● Exercise prompt
Without the pictures, return all of the material exactly as written.
• • • •
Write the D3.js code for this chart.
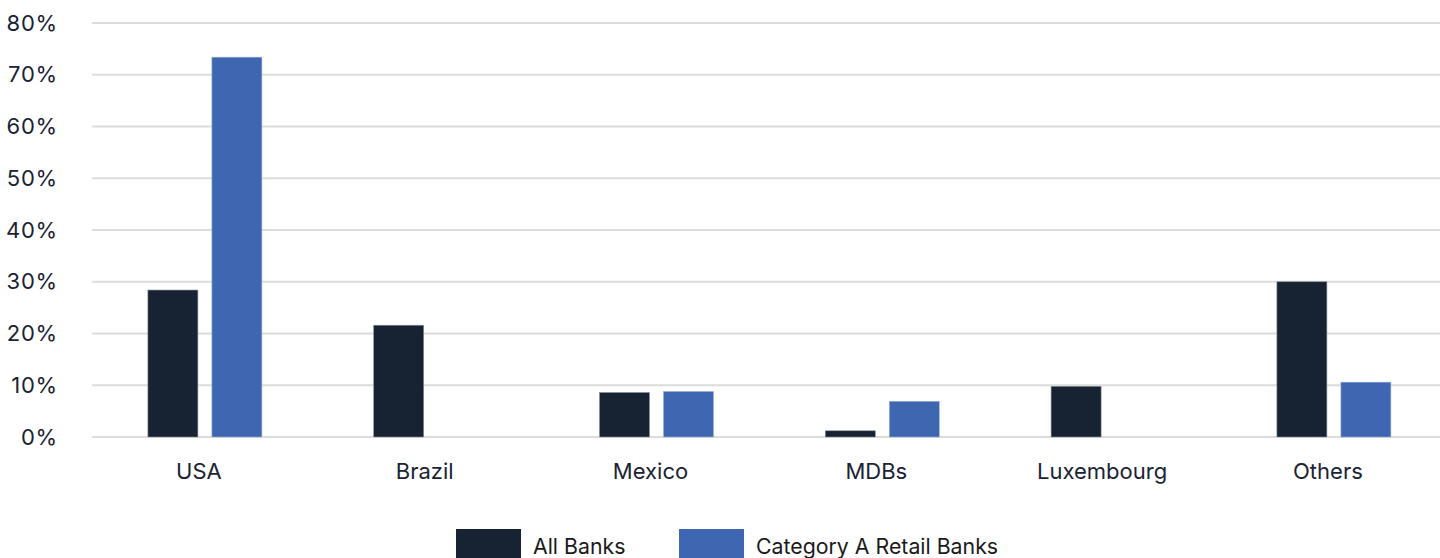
<!DOCTYPE html>
<html>
<head>
<meta charset="utf-8">
<script src="https://cdn.jsdelivr.net/npm/d3@7"></script>
<style>
  html, body { margin: 0; padding: 0; background: #fff; }
  svg { display: block; font-family: Inter, "Noto Sans", sans-serif; }
</style>
</head>
<body>
<svg id="chart" width="1440" height="558"></svg>
<script>
// Share of holdings by jurisdiction (%)
const categories = ["USA", "Brazil", "Mexico", "MDBs", "Luxembourg", "Others"];
const seriesNames = ["All Banks", "Category A Retail Banks"];
const allBanks = [28.4, 21.6, 8.6, 1.2, 9.8, 30.0];
const categoryARetail = [73.4, null, 8.8, 6.9, null, 10.6];
const yTicks = [0, 10, 20, 30, 40, 50, 60, 70, 80];

const colors = ["#172233", "#3f66b0"];
const seriesValues = [allBanks, categoryARetail];

const svg = d3.select("#chart");
const width = 1440, height = 558;
const plotLeft = 92, plotTop = 23, plotBottom = 437;
const bandStep = 225.8;

const x = d3.scaleBand()
  .domain(categories)
  .range([plotLeft, plotLeft + bandStep * categories.length])
  .paddingInner(0)
  .paddingOuter(0);

const y = d3.scaleLinear()
  .domain([0, 80])
  .range([plotBottom, plotTop]);

const barW = 50, barGap = 14;

// gridlines
svg.append("g")
  .selectAll("line")
  .data(yTicks)
  .join("line")
  .attr("x1", plotLeft)
  .attr("x2", width)
  .attr("y1", d => y(d))
  .attr("y2", d => y(d))
  .attr("stroke", "#dcdcdc")
  .attr("stroke-width", 2);

// y-axis labels
const yAxis = d3.axisLeft(y).tickValues(yTicks).tickFormat(d => d + "%").tickSize(0).tickPadding(0);
const yG = svg.append("g").attr("transform", `translate(58,0)`).call(yAxis);
yG.select(".domain").remove();
yG.selectAll("text")
  .attr("font-size", 22)
  .attr("font-family", "Inter, sans-serif")
  .attr("fill", "#1a2233")
  .attr("letter-spacing", "0.8");

// bars
seriesValues.forEach((vals, si) => {
  const offset = si === 0 ? -(barGap / 2 + barW) : barGap / 2;
  svg.append("g")
    .selectAll("rect")
    .data(categories.map((c, i) => ({ c, v: vals[i] })).filter(d => d.v != null))
    .join("rect")
    .attr("x", d => x(d.c) + x.bandwidth() / 2 + offset)
    .attr("y", d => y(d.v))
    .attr("width", barW)
    .attr("height", d => y(0) - y(d.v))
    .attr("fill", colors[si])
    .attr("stroke", si === 0 ? "#8a909a" : "#9fb3d8")
    .attr("stroke-width", 0.6);
});

// x-axis labels
const xAxis = d3.axisBottom(x).tickSize(0).tickPadding(0);
const xG = svg.append("g").attr("transform", `translate(-6,${y(0) + 26})`).call(xAxis);
xG.select(".domain").remove();
xG.selectAll("text")
  .attr("font-size", 22)
  .attr("font-family", "Inter, sans-serif")
  .attr("fill", "#1a2233");

// legend
const legendItems = [
  { name: seriesNames[0], color: colors[0], x: 456 },
  { name: seriesNames[1], color: colors[1], x: 679 }
];
const lg = svg.append("g");
legendItems.forEach(item => {
  lg.append("rect")
    .attr("x", item.x).attr("y", 529)
    .attr("width", 65).attr("height", 34)
    .attr("fill", item.color);
  lg.append("text")
    .attr("x", item.x + 77).attr("y", 554)
    .attr("font-size", 21.3)
    .attr("fill", "#1a1a1a")
    .text(item.name);
});
</script>
</body>
</html>
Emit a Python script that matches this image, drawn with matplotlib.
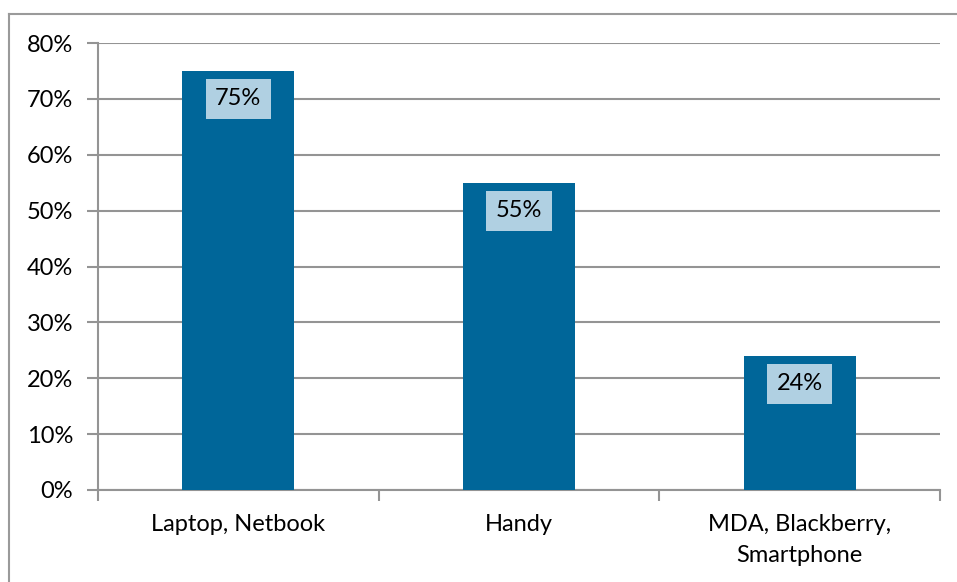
import matplotlib.pyplot as plt
from matplotlib.lines import Line2D
from matplotlib.ticker import PercentFormatter, FixedLocator

categories = ["Laptop, Netbook", "Handy", "MDA, Blackberry,\nSmartphone"]
shares = [75, 55, 24]
y_ticks = [0, 10, 20, 30, 40, 50, 60, 70, 80]

bar_color = "#006699"
box_color = "#b0d0e2"
line_gray = "#949494"

plt.rcParams["font.family"] = ["Lato", "DejaVu Sans"]
fs = 17

fig = plt.figure(figsize=(9.57, 5.82), dpi=100)
ax = fig.add_axes([98 / 957, 1 - 490 / 582, (940 - 98) / 957, (490 - 43) / 582])

x = list(range(len(categories)))
bars = ax.bar(x, shares, width=0.4, color=bar_color, zorder=3)

ax.set_xlim(-0.5, len(categories) - 0.5)
ax.set_ylim(0, 80)
ax.set_yticks(y_ticks)
ax.yaxis.set_major_formatter(PercentFormatter(100, decimals=0))
ax.yaxis.grid(True, color=line_gray, linewidth=1.5, zorder=0)

ax.set_xticks(x)
ax.set_xticklabels(categories, linespacing=1.6)
ax.xaxis.set_minor_locator(FixedLocator([i - 0.5 for i in range(len(categories) + 1)]))
ax.tick_params(axis="x", which="major", length=0, pad=17, labelsize=fs)
ax.tick_params(axis="x", which="minor", length=8, width=1.5, color=line_gray)
ax.tick_params(axis="y", length=8, width=1.5, color=line_gray, pad=10, labelsize=fs)

for side in ("top", "right"):
    ax.spines[side].set_visible(False)
for side in ("left", "bottom"):
    ax.spines[side].set_color(line_gray)
    ax.spines[side].set_linewidth(1.5)

# value labels in light boxes just under each bar top
for rect, val in zip(bars, shares):
    ax.annotate(
        f"{val}%",
        xy=(rect.get_x() + rect.get_width() / 2, val),
        xytext=(0, -28),
        textcoords="offset pixels",
        ha="center",
        va="center",
        fontsize=fs,
        zorder=4,
        bbox=dict(boxstyle="square,pad=0.4", facecolor=box_color, edgecolor="none"),
    )

# chart-area frame (left and top edges)
fig.add_artist(Line2D([9 / 957, 9 / 957], [0, 1 - 14 / 582], transform=fig.transFigure,
                      color="#9a9a9a", linewidth=1.5))
fig.add_artist(Line2D([9 / 957, 1], [1 - 14 / 582, 1 - 14 / 582], transform=fig.transFigure,
                      color="#9a9a9a", linewidth=1.5))

fig.savefig("out.png", dpi=100)
plt.close(fig)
• • • •
● Response to this exercise
Write the D3.js code for this chart.
<!DOCTYPE html>
<html>
<head>
<meta charset="utf-8">
<script src="https://cdn.jsdelivr.net/npm/d3@7"></script>
<style>
  html, body { margin: 0; padding: 0; background: #fff; }
  svg { display: block; font-family: Inter, "Noto Sans", sans-serif; }
</style>
</head>
<body>
<svg id="chart" width="1440" height="558"></svg>
<script>
// Share of holdings by jurisdiction (%)
const categories = ["USA", "Brazil", "Mexico", "MDBs", "Luxembourg", "Others"];
const seriesNames = ["All Banks", "Category A Retail Banks"];
const allBanks = [28.4, 21.6, 8.6, 1.2, 9.8, 30.0];
const categoryARetail = [73.4, null, 8.8, 6.9, null, 10.6];
const yTicks = [0, 10, 20, 30, 40, 50, 60, 70, 80];

const colors = ["#172233", "#3f66b0"];
const seriesValues = [allBanks, categoryARetail];

const svg = d3.select("#chart");
const width = 1440, height = 558;
const plotLeft = 92, plotTop = 23, plotBottom = 437;
const bandStep = 225.8;

const x = d3.scaleBand()
  .domain(categories)
  .range([plotLeft, plotLeft + bandStep * categories.length])
  .paddingInner(0)
  .paddingOuter(0);

const y = d3.scaleLinear()
  .domain([0, 80])
  .range([plotBottom, plotTop]);

const barW = 50, barGap = 14;

// gridlines
svg.append("g")
  .selectAll("line")
  .data(yTicks)
  .join("line")
  .attr("x1", plotLeft)
  .attr("x2", width)
  .attr("y1", d => y(d))
  .attr("y2", d => y(d))
  .attr("stroke", "#dcdcdc")
  .attr("stroke-width", 2);

// y-axis labels
const yAxis = d3.axisLeft(y).tickValues(yTicks).tickFormat(d => d + "%").tickSize(0).tickPadding(0);
const yG = svg.append("g").attr("transform", `translate(58,0)`).call(yAxis);
yG.select(".domain").remove();
yG.selectAll("text")
  .attr("font-size", 22)
  .attr("font-family", "Inter, sans-serif")
  .attr("fill", "#1a2233")
  .attr("letter-spacing", "0.8");

// bars
seriesValues.forEach((vals, si) => {
  const offset = si === 0 ? -(barGap / 2 + barW) : barGap / 2;
  svg.append("g")
    .selectAll("rect")
    .data(categories.map((c, i) => ({ c, v: vals[i] })).filter(d => d.v != null))
    .join("rect")
    .attr("x", d => x(d.c) + x.bandwidth() / 2 + offset)
    .attr("y", d => y(d.v))
    .attr("width", barW)
    .attr("height", d => y(0) - y(d.v))
    .attr("fill", colors[si])
    .attr("stroke", si === 0 ? "#8a909a" : "#9fb3d8")
    .attr("stroke-width", 0.6);
});

// x-axis labels
const xAxis = d3.axisBottom(x).tickSize(0).tickPadding(0);
const xG = svg.append("g").attr("transform", `translate(-6,${y(0) + 26})`).call(xAxis);
xG.select(".domain").remove();
xG.selectAll("text")
  .attr("font-size", 22)
  .attr("font-family", "Inter, sans-serif")
  .attr("fill", "#1a2233");

// legend
const legendItems = [
  { name: seriesNames[0], color: colors[0], x: 456 },
  { name: seriesNames[1], color: colors[1], x: 679 }
];
const lg = svg.append("g");
legendItems.forEach(item => {
  lg.append("rect")
    .attr("x", item.x).attr("y", 529)
    .attr("width", 65).attr("height", 34)
    .attr("fill", item.color);
  lg.append("text")
    .attr("x", item.x + 77).attr("y", 554)
    .attr("font-size", 21.3)
    .attr("fill", "#1a1a1a")
    .text(item.name);
});
</script>
</body>
</html>
Emit a Python script that matches this image, drawn with matplotlib.
import matplotlib.pyplot as plt
from matplotlib.lines import Line2D
from matplotlib.ticker import PercentFormatter, FixedLocator

categories = ["Laptop, Netbook", "Handy", "MDA, Blackberry,\nSmartphone"]
shares = [75, 55, 24]
y_ticks = [0, 10, 20, 30, 40, 50, 60, 70, 80]

bar_color = "#006699"
box_color = "#b0d0e2"
line_gray = "#949494"

plt.rcParams["font.family"] = ["Lato", "DejaVu Sans"]
fs = 17

fig = plt.figure(figsize=(9.57, 5.82), dpi=100)
ax = fig.add_axes([98 / 957, 1 - 490 / 582, (940 - 98) / 957, (490 - 43) / 582])

x = list(range(len(categories)))
bars = ax.bar(x, shares, width=0.4, color=bar_color, zorder=3)

ax.set_xlim(-0.5, len(categories) - 0.5)
ax.set_ylim(0, 80)
ax.set_yticks(y_ticks)
ax.yaxis.set_major_formatter(PercentFormatter(100, decimals=0))
ax.yaxis.grid(True, color=line_gray, linewidth=1.5, zorder=0)

ax.set_xticks(x)
ax.set_xticklabels(categories, linespacing=1.6)
ax.xaxis.set_minor_locator(FixedLocator([i - 0.5 for i in range(len(categories) + 1)]))
ax.tick_params(axis="x", which="major", length=0, pad=17, labelsize=fs)
ax.tick_params(axis="x", which="minor", length=8, width=1.5, color=line_gray)
ax.tick_params(axis="y", length=8, width=1.5, color=line_gray, pad=10, labelsize=fs)

for side in ("top", "right"):
    ax.spines[side].set_visible(False)
for side in ("left", "bottom"):
    ax.spines[side].set_color(line_gray)
    ax.spines[side].set_linewidth(1.5)

# value labels in light boxes just under each bar top
for rect, val in zip(bars, shares):
    ax.annotate(
        f"{val}%",
        xy=(rect.get_x() + rect.get_width() / 2, val),
        xytext=(0, -28),
        textcoords="offset pixels",
        ha="center",
        va="center",
        fontsize=fs,
        zorder=4,
        bbox=dict(boxstyle="square,pad=0.4", facecolor=box_color, edgecolor="none"),
    )

# chart-area frame (left and top edges)
fig.add_artist(Line2D([9 / 957, 9 / 957], [0, 1 - 14 / 582], transform=fig.transFigure,
                      color="#9a9a9a", linewidth=1.5))
fig.add_artist(Line2D([9 / 957, 1], [1 - 14 / 582, 1 - 14 / 582], transform=fig.transFigure,
                      color="#9a9a9a", linewidth=1.5))

fig.savefig("out.png", dpi=100)
plt.close(fig)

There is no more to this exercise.